Determinante anche questa volta è risultato essere il coraggio, la determinazione e la collaborazione dimostrata dall’imprenditore che in piena sinergia con la magistratura di Messina e con l’Arma dei Carabinieri ha permesso di assicurare alla giustizia i due.  La loro opera ha permesso agli inquirenti, in tempi  brevissimi, di respingere il fenomeno criminale che cercava di trovare spazio nella fascia costiera jonica e nei comuni limitrofi.

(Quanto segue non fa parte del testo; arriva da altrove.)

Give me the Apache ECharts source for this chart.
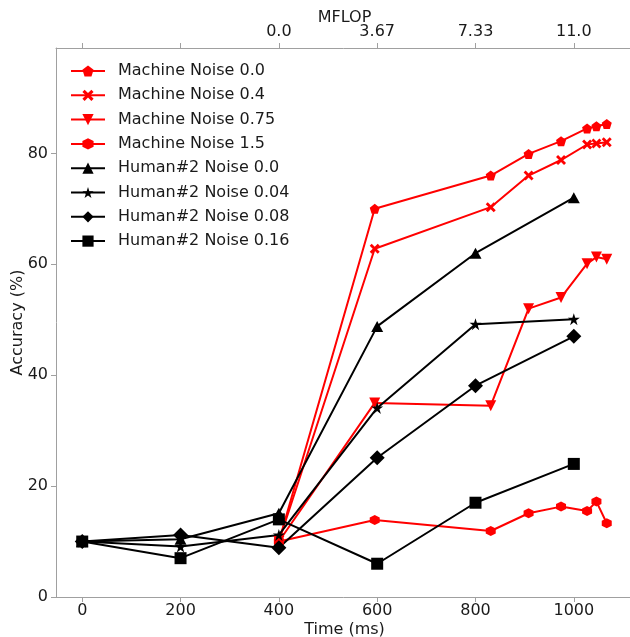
<!DOCTYPE html>
<html>
<head>
<meta charset="utf-8">
<script src="https://cdn.jsdelivr.net/npm/echarts@6/dist/echarts.min.js"></script>
<style>html,body{margin:0;padding:0;background:#fff}#c{width:630px;height:637px}</style>
</head>
<body>
<div id="c"></div>
<script>
// ---- data ----
var machineTime = [400, 595, 831, 908, 974, 1027, 1046, 1067];
var machine00  = [10, 70.0, 76.0, 79.9, 82.2, 84.5, 84.9, 85.3];
var machine04  = [10, 62.8, 70.3, 76.0, 78.8, 81.6, 81.8, 82.0];
var machine075 = [10, 35.0, 34.5, 52.0, 54.0, 60.1, 61.3, 60.9];
var machine15  = [10, 13.9, 11.9, 15.1, 16.3, 15.5, 17.2, 13.3];

var humanTime = [0, 200, 400, 600, 800, 1000];
var human00  = [10, 10.4, 15.1, 48.8, 62.0, 72.0];
var human004 = [10, 9.1, 11.2, 34.1, 49.2, 50.1];
var human008 = [10, 11.2, 8.9, 25.1, 38.1, 47.0];
var human016 = [10, 7.0, 14.0, 6.0, 17.0, 24.0];

var bottomTicks = [0, 200, 400, 600, 800, 1000];
var topTickPos = [0, 200, 400, 600, 800, 1000];
var topTickLabels = {400: '0.0', 600: '3.67', 800: '7.33', 1000: '11.0'};
var yTicks = [0, 20, 40, 60, 80];

var seriesNames = ['Machine Noise 0.0', 'Machine Noise 0.4', 'Machine Noise 0.75', 'Machine Noise 1.5',
                   'Human#2 Noise 0.0', 'Human#2 Noise 0.04', 'Human#2 Noise 0.08', 'Human#2 Noise 0.16'];

// ---- symbols ----
var SYM_PENT = 'path://M0,-1L0.951,-0.309L0.588,0.809L-0.588,0.809L-0.951,-0.309Z';
var SYM_X = 'path://M-1,-0.6L-0.6,-1L0,-0.4L0.6,-1L1,-0.6L0.4,0L1,0.6L0.6,1L0,0.4L-0.6,1L-1,0.6L-0.4,0Z';
var SYM_TDOWN = 'path://M-1,-1L1,-1L0,1Z';
var SYM_HEX = 'path://M0,-1L0.866,-0.5L0.866,0.5L0,1L-0.866,0.5L-0.866,-0.5Z';
var SYM_STAR = 'path://M0,-1L0.2245,-0.309L0.951,-0.309L0.3633,0.118L0.5878,0.809L0,0.382L-0.5878,0.809L-0.3633,0.118L-0.951,-0.309L-0.2245,-0.309Z';

function pairs(xs, ys) { return xs.map(function (x, i) { return [x, ys[i]]; }); }

function mk(name, xs, ys, color, symbol, size) {
  return {
    name: name, type: 'line', data: pairs(xs, ys),
    symbol: symbol, symbolSize: size, showSymbol: true,
    lineStyle: { color: color, width: 2 },
    itemStyle: { color: color, borderWidth: 0 },
    emphasis: { disabled: true }
  };
}

var RED = '#ff0000', BLK = '#000000';
var series = [
  mk(seriesNames[0], machineTime, machine00, RED, SYM_PENT, 10),
  mk(seriesNames[1], machineTime, machine04, RED, SYM_X, 10),
  mk(seriesNames[2], machineTime, machine075, RED, SYM_TDOWN, 11),
  mk(seriesNames[3], machineTime, machine15, RED, SYM_HEX, 10),
  mk(seriesNames[4], humanTime, human00, BLK, 'triangle', [12, 11]),
  mk(seriesNames[5], humanTime, human004, BLK, SYM_STAR, 12),
  mk(seriesNames[6], humanTime, human008, BLK, 'diamond', 15),
  mk(seriesNames[7], humanTime, human016, BLK, 'rect', 12)
];

var FONT = 'DejaVu Sans';
var FS = 16;
var TXT = '#1a1a1a';
var AX = '#a0a0a0';
var XMIN = -53.35, XMAX = 1120.4;

var chart = echarts.init(document.getElementById('c'), null, { renderer: 'canvas' });
chart.setOption({
  animation: false,
  backgroundColor: '#fff',
  textStyle: { fontFamily: FONT },
  grid: { left: 56, top: 48, width: 577, height: 549, containLabel: false, outerBoundsMode: 'none' },
  legend: {
    orient: 'vertical', left: 65, top: 58,
    itemWidth: 34, itemHeight: 14, itemGap: 8.3,
    selectedMode: false,
    textStyle: { fontFamily: FONT, fontSize: FS, color: TXT, padding: [0, 0, 0, 8] },
    data: seriesNames
  },
  xAxis: [{
    type: 'value', position: 'bottom', min: XMIN, max: XMAX,
    name: 'Time (ms)', nameLocation: 'middle', nameGap: 25, nameMoveOverlap: false,
    nameTextStyle: { fontFamily: FONT, fontSize: FS, color: TXT },
    axisLine: { show: true, onZero: false, lineStyle: { color: AX, width: 1 } },
    axisTick: { show: true, length: 5, lineStyle: { color: AX }, customValues: bottomTicks },
    axisLabel: { fontFamily: FONT, fontSize: FS, color: TXT, margin: 6, customValues: bottomTicks,
      formatter: function (v) { return String(v); } },
    splitLine: { show: false }
  }, {
    type: 'value', position: 'top', min: XMIN, max: XMAX,
    name: 'MFLOP', nameLocation: 'middle', nameGap: 22, nameMoveOverlap: false,
    nameTextStyle: { fontFamily: FONT, fontSize: FS, color: TXT },
    axisLine: { show: true, onZero: false, lineStyle: { color: AX, width: 1 } },
    axisTick: { show: true, length: 5, lineStyle: { color: AX }, customValues: topTickPos },
    axisLabel: { fontFamily: FONT, fontSize: FS, color: TXT, margin: 8,
      customValues: topTickPos,
      formatter: function (v) { return topTickLabels[v] !== undefined ? topTickLabels[v] : ''; } },
    splitLine: { show: false }
  }],
  yAxis: [{
    type: 'value', min: 0, max: 99,
    name: 'Accuracy (%)', nameLocation: 'middle', nameGap: 30, nameRotate: 90, nameMoveOverlap: false,
    nameTextStyle: { fontFamily: FONT, fontSize: FS, color: TXT },
    axisLine: { show: true, onZero: false, lineStyle: { color: AX, width: 1 } },
    axisTick: { show: true, length: 5, lineStyle: { color: AX }, customValues: yTicks },
    axisLabel: { fontFamily: FONT, fontSize: FS, color: TXT, margin: 8, customValues: yTicks },
    splitLine: { show: false }
  }],
  series: series
});
</script>
</body>
</html>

Gli investigatori auspicano che altri imprenditori possano con celerità rivolgersi alla magistratura inquirente e all’Arma dei Carabinieri in modo da poter mettere fine al fenomeno, purtroppo ancora presente, delle estorsioni. Gli stessi imprenditori denunciando hanno permesso il brillante risultato, frutto di un certosino lavoro di squadra, e che ha saputo, ridare la libertà a loro stessi che da tempo si vedevano costretti apagare con i loro sacrifici “il pizzo” al sol fine di non avere minacce e ritorsioni ulteriori.